The Day of the Moths is a short poem about how I felt when suffering from COVID in May of 2020. I found things I would normally take for granted suddenly difficult: climbing the stairs, for example. Me and my family really struggled with the symptoms and I wrote the poem to reflect on how my body responded.
There are moths in my throat.
Fluttering their tiny wings,
Tickling my trachea.
Their wriggling legs fill my mouth
I try, I really do. Try to tell
Them I might vomit their lovely bodies
Into the sink.
A phoenix dances on my skin.
Fiery, like a tropical breeze
Simmering through my muscles.
You could cut me open,
Scramble eggs on my liver.
A true Full English Breakfast.
My heart gasps as I climb the stairs
to check on Mum. If I had the breath,
I’d laugh. How funny – eighteen and
Wheezing while Mum sits at her desk.
She is a blur. Dad, a thousand miles away,
His head in a bottle, lips nip-tucked by a whisky.
Weeds twist through my lungs, knotting at the spine
Fields rising, my bronchi become blue daisies.

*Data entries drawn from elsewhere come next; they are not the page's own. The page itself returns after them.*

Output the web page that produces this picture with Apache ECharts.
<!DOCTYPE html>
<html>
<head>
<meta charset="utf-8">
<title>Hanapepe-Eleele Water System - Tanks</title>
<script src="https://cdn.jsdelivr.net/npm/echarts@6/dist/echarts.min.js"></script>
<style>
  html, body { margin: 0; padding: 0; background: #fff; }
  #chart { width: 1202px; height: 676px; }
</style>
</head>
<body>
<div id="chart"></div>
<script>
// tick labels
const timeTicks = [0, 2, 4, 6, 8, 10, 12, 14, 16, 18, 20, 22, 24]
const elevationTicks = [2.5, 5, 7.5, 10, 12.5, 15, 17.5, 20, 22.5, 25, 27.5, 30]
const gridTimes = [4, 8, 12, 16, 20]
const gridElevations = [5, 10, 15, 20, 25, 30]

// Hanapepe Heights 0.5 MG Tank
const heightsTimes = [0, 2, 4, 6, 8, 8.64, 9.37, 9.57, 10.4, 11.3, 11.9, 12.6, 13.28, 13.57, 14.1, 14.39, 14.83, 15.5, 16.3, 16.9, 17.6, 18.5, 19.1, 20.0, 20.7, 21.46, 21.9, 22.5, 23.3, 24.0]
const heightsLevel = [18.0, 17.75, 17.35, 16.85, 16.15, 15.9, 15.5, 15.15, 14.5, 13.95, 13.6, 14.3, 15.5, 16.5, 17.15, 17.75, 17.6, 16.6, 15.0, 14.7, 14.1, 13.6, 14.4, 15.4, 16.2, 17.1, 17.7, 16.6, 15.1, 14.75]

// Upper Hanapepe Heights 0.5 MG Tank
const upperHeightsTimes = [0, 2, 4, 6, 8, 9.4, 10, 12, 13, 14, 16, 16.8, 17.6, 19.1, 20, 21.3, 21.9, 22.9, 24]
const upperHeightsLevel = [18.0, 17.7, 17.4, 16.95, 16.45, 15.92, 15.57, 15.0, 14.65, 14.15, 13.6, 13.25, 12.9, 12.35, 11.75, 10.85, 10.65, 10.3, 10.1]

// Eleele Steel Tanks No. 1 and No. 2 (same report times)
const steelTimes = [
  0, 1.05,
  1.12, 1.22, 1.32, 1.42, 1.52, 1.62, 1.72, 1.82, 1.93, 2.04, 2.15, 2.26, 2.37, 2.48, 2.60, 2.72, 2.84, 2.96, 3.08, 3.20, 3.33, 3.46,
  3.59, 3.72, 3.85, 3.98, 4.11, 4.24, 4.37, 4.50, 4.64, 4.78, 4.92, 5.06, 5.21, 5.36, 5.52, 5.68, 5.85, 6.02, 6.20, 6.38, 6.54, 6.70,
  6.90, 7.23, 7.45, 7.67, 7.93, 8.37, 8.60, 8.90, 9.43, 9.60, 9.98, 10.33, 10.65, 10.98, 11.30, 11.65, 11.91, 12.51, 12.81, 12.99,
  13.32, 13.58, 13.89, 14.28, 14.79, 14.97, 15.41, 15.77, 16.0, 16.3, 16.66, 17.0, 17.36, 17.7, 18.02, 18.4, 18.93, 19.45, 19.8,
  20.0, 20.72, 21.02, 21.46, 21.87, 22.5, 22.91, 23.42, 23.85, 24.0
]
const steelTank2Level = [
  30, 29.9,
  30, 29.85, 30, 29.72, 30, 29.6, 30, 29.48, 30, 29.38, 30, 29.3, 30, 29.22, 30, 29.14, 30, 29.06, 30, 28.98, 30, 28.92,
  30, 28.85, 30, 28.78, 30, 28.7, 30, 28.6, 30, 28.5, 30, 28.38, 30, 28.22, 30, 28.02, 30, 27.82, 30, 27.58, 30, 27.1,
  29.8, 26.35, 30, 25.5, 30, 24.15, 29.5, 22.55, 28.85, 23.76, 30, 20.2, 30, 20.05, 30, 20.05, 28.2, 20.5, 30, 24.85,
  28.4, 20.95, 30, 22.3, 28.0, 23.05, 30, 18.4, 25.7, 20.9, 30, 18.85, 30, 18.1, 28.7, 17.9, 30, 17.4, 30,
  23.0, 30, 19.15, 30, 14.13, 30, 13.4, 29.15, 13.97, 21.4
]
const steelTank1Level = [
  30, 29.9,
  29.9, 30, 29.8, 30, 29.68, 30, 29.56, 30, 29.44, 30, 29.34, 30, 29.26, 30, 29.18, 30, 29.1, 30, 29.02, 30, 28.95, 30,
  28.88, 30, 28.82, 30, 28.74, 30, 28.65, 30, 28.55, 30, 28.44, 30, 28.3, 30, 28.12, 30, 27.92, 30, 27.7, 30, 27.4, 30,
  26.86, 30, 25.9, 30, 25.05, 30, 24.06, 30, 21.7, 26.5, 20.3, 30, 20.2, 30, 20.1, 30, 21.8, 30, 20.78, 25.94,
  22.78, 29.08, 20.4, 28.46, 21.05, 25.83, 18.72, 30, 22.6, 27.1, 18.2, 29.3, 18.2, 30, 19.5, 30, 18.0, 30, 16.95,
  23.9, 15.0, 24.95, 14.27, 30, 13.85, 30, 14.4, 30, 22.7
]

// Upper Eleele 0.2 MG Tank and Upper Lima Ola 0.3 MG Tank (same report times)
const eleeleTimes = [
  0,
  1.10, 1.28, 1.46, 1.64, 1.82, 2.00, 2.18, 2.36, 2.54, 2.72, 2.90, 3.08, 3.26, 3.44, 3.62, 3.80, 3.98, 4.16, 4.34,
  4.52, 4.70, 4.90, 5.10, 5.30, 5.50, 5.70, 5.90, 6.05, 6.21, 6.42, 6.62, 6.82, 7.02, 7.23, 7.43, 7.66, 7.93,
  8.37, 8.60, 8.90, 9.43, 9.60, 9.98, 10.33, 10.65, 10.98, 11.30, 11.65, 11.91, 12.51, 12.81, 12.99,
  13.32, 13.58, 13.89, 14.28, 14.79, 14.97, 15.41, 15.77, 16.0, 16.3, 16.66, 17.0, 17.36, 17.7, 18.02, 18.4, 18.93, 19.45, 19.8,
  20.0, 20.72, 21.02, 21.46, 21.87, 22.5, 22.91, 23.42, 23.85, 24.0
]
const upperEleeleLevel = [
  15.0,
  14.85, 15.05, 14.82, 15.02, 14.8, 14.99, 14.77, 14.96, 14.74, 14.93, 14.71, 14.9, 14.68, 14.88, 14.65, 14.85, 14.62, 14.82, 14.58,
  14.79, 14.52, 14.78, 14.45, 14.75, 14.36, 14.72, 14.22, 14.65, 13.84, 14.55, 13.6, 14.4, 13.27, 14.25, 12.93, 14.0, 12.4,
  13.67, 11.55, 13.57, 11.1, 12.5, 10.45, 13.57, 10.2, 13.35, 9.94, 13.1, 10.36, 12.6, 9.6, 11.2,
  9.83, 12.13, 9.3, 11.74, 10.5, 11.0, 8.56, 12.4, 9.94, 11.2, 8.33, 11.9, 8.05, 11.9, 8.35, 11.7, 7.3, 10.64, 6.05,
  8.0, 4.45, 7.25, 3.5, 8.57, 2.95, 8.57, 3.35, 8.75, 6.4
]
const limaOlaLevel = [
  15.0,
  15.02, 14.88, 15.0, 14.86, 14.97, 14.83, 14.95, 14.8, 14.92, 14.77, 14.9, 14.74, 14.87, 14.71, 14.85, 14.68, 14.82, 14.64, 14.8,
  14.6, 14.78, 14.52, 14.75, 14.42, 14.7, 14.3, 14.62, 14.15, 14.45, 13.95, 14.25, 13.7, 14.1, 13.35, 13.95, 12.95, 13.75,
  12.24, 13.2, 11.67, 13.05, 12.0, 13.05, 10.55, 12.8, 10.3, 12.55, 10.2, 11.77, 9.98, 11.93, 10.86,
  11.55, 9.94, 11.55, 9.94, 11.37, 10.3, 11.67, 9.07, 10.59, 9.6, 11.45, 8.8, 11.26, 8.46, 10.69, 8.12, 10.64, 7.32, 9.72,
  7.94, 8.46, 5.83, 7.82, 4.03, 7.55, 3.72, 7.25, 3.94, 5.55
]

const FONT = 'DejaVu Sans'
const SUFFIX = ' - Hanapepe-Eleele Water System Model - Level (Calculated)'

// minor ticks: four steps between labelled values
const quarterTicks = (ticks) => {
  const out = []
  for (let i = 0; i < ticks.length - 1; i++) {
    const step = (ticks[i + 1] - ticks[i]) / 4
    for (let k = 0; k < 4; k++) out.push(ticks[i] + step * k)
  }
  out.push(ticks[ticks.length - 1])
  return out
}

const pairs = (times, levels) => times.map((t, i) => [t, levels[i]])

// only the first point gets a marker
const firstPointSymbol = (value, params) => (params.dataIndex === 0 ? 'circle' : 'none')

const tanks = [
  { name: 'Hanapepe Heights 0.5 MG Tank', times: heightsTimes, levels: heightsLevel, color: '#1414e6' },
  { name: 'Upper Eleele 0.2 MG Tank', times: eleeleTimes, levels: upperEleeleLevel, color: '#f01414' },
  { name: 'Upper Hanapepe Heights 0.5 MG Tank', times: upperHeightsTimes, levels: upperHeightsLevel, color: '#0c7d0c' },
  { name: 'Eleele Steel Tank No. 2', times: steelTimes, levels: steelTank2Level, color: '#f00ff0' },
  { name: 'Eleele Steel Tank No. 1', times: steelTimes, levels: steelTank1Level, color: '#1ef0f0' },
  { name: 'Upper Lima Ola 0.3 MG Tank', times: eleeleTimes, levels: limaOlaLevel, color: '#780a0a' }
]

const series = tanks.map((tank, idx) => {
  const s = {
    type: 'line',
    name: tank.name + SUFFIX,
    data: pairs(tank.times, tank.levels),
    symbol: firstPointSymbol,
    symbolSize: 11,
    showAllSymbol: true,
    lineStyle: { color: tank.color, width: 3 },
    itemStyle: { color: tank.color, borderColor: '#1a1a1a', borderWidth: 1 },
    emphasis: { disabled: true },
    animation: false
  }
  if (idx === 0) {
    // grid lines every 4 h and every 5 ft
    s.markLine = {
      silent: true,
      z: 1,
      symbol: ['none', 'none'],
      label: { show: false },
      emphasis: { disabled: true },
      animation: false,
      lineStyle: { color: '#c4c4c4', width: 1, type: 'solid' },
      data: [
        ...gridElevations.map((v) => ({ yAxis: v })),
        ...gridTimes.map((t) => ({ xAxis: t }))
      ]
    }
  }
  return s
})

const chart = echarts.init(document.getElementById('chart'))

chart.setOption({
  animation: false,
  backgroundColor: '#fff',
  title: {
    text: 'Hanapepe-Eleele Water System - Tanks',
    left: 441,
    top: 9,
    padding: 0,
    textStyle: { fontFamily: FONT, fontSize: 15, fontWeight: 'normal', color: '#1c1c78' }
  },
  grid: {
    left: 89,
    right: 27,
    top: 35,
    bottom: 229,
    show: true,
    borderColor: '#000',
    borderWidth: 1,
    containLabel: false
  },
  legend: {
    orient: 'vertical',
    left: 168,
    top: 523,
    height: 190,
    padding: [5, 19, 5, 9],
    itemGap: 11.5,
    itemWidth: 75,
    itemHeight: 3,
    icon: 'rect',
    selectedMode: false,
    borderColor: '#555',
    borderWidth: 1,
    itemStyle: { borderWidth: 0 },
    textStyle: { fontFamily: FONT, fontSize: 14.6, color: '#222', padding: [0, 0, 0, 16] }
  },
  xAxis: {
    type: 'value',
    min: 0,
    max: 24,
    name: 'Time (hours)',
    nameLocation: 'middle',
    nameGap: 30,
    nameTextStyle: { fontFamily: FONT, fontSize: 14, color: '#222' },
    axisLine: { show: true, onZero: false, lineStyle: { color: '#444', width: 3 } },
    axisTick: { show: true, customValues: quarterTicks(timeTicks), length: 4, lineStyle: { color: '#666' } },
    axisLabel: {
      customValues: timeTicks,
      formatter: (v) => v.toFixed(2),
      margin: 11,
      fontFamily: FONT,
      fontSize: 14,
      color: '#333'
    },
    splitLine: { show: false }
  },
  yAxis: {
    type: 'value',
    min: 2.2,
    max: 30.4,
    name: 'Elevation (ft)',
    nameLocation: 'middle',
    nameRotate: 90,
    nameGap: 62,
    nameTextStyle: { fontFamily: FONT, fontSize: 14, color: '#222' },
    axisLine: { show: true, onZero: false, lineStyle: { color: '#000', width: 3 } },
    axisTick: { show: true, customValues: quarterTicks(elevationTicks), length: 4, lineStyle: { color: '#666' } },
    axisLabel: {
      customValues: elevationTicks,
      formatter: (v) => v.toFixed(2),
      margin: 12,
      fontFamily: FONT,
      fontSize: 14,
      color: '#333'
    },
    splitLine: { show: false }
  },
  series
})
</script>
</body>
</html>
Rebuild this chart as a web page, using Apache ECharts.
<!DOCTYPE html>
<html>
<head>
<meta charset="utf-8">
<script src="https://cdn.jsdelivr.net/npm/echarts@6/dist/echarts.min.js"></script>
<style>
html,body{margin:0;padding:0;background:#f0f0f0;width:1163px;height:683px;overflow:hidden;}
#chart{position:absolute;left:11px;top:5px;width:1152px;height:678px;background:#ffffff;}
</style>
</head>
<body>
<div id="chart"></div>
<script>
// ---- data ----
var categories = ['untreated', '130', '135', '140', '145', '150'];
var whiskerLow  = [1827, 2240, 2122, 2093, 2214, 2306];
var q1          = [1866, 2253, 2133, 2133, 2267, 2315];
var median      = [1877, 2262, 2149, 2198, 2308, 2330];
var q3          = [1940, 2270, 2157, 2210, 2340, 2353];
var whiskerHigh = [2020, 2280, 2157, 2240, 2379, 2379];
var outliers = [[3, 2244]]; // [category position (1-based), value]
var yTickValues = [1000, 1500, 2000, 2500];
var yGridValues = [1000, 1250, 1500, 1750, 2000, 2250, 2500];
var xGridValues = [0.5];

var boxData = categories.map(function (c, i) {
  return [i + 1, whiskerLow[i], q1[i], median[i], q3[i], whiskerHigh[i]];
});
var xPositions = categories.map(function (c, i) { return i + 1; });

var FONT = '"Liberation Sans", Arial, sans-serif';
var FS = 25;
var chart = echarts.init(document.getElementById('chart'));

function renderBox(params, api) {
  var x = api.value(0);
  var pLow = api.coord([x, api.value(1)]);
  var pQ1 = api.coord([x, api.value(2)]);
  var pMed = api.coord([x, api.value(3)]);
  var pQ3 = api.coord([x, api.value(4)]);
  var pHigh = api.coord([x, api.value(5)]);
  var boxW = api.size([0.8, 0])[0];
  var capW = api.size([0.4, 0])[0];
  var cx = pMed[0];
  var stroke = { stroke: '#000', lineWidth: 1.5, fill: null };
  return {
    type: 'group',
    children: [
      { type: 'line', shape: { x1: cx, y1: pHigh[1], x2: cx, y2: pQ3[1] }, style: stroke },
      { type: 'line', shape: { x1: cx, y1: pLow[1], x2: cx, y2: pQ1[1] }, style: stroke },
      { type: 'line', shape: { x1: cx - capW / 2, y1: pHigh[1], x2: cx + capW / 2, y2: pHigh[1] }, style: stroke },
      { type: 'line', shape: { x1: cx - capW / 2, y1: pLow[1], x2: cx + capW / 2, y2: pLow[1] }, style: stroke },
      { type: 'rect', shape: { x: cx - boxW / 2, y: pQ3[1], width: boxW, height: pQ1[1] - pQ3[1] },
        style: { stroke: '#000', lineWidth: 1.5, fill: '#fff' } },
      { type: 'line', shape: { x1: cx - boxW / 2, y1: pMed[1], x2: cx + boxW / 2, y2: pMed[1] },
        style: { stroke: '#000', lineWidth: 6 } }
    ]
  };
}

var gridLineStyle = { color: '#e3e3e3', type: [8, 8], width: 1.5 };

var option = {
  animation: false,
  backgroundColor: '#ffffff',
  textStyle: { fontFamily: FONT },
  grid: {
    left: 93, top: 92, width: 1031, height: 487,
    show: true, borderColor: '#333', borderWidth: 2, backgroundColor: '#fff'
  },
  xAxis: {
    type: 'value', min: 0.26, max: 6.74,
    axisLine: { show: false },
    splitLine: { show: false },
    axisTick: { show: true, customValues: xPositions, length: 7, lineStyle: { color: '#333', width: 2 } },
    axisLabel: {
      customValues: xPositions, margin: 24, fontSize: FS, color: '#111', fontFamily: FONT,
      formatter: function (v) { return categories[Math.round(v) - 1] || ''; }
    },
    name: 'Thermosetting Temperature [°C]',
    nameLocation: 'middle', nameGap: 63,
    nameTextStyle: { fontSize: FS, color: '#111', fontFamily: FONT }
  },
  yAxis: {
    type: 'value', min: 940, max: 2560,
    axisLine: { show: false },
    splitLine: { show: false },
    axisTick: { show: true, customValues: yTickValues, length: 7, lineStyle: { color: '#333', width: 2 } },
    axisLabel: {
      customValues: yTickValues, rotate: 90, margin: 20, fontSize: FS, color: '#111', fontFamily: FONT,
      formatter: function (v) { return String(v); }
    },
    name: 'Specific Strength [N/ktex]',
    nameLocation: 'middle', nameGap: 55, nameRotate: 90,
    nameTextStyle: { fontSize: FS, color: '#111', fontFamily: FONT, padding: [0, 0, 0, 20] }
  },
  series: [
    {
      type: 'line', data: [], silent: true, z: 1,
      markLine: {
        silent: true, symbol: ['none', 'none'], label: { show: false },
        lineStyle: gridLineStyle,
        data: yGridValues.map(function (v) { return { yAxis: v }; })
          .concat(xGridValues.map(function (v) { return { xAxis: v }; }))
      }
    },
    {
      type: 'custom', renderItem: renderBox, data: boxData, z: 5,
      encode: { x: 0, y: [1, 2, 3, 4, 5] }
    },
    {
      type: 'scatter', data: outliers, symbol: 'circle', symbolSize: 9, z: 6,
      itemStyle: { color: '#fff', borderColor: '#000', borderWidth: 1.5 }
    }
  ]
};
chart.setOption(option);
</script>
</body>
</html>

Mayenne – the farm near Brittany,
Where Mum cooked organic prawns over granite
Blindly smiling at me with her black eyes, her split lip
As Dad drove the truck into a wall.
I deflate into a chair, try to read
The words sizzle.
A hot summer’s day in May.
If only I could stand, go out into the
Garden without my brain hovering
And falling into a cadre
Of Forget-Me-Nots.
I forget myself between breaths.
I got COVID a week after my Grandad died. Me and my mother live with my grandparents and when they went into hospital with him (as he was not suffering from COVID-19 but a brain haemorrhage) they came back infected and just before his funeral, I got it too. People my age (16-25) believe COVID won't affect them as much, but they really don't understand how dangerous it is. COVID absolutely flattened me. I suffered with quite harsh symptoms for a week, so I set myself the challenge of writing seven poems in seven days. This is one of those poems (from day 3).